12.1. If the buyer does not, not properly, or not timely comply with any obligation to the user, if the buyer is declared bankrupt or a request for this has been filed with the court, if the buyer has applied for suspension of payments or has been granted this, if the buyer’s company is shut down or liquidated, if the buyer’s goods are seized, or if the buyer is placed under administration or guardianship, the user is entitled to suspend the fulfillment of all obligations to the buyer or to dissolve the agreement with the buyer in whole or in part without any notice of default or judicial intervention and without being liable for any compensation, without prejudice to other rights of the user, including the right to compensation.

Article 13: Liability

13.1. If the user is liable, this liability is limited as set out in this provision.

  • The user is not liable for damage to the buyer caused by untimely, incomplete, or improper execution of the agreement. The user is not liable for damage caused by the buyer’s failure to meet its information obligation under article 3.3, unless this damage is also caused by intent or gross negligence equivalent thereto by the user.

13.4. The user is also not liable for damage caused by actions or omissions of third parties engaged by the buyer in the performance of the assignment, unless this damage is also caused by intent or gross negligence equivalent thereto by the user.

  • The user is always entitled to limit or undo the buyer’s damage as much as possible, to which the buyer shall fully cooperate.
  • The buyer is obliged to limit or, where possible, undo his/her own damage and/or that of their members.

13.7. The user is never liable for indirect damage, including consequential damage, lost profits, missed savings, and damage due to business interruption. The foregoing does not apply in the case of intent or gross negligence equivalent thereto by the user.

Article 14: Indemnifications

14.1. The buyer indemnifies the user against claims from third parties relating to intellectual property rights on materials or data provided by the buyer and used in the execution of the agreement.

14.2 The buyer indemnifies the user against claims from third parties regarding damage related to or arising from the agreement executed by the user, insofar as the user is not liable to the buyer for this under article 13.

Article 15: Force majeure

15.1. The parties are not obliged to fulfill any obligation if they are prevented from doing so due to a circumstance that is not attributable to fault and is not for their account under the law, a legal act, or generally accepted principles.

15.2. Force majeure in these general terms and conditions includes, in addition to what is understood in law and jurisprudence, all external causes, foreseen or unforeseen, over which the user has no control but which prevent the user from fulfilling its obligations. Strikes in the user’s company are also included.

15.3. In case of force majeure, the buyer cannot claim any compensation.

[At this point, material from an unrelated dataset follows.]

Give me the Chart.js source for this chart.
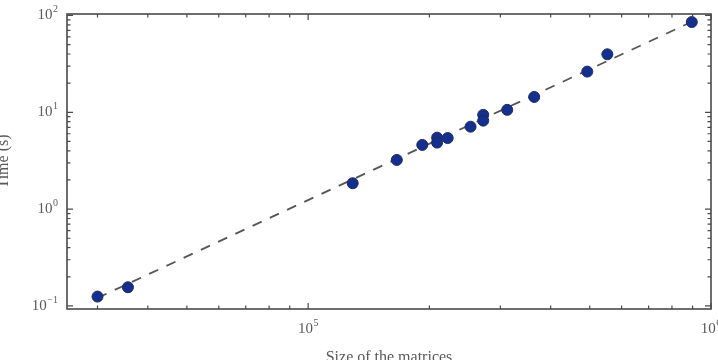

15.4. If a force majeure situation leads to exceeding the agreed date or term, the buyer has the right to dissolve the relevant agreement by written declaration. This dissolution does not apply to goods already delivered; these must be paid for by the buyer in accordance with article 7 of these general terms and conditions.

Article 16: Applicable law and disputes

  • The court in the user’s place of business has exclusive jurisdiction to take cognizance of disputes, unless mandatory legal provisions dictate otherwise.
  • All legal relationships between the user and the buyer to which these general terms and conditions apply are governed by Dutch law. The Vienna Sales Convention is expressly excluded.

Article 17: Filing

17.1. These terms and conditions are filed at the Chamber of Commerce in Arnhem under no. 06014710

17.2. The latest filed version or the version valid at the time the agreement was concluded always applies.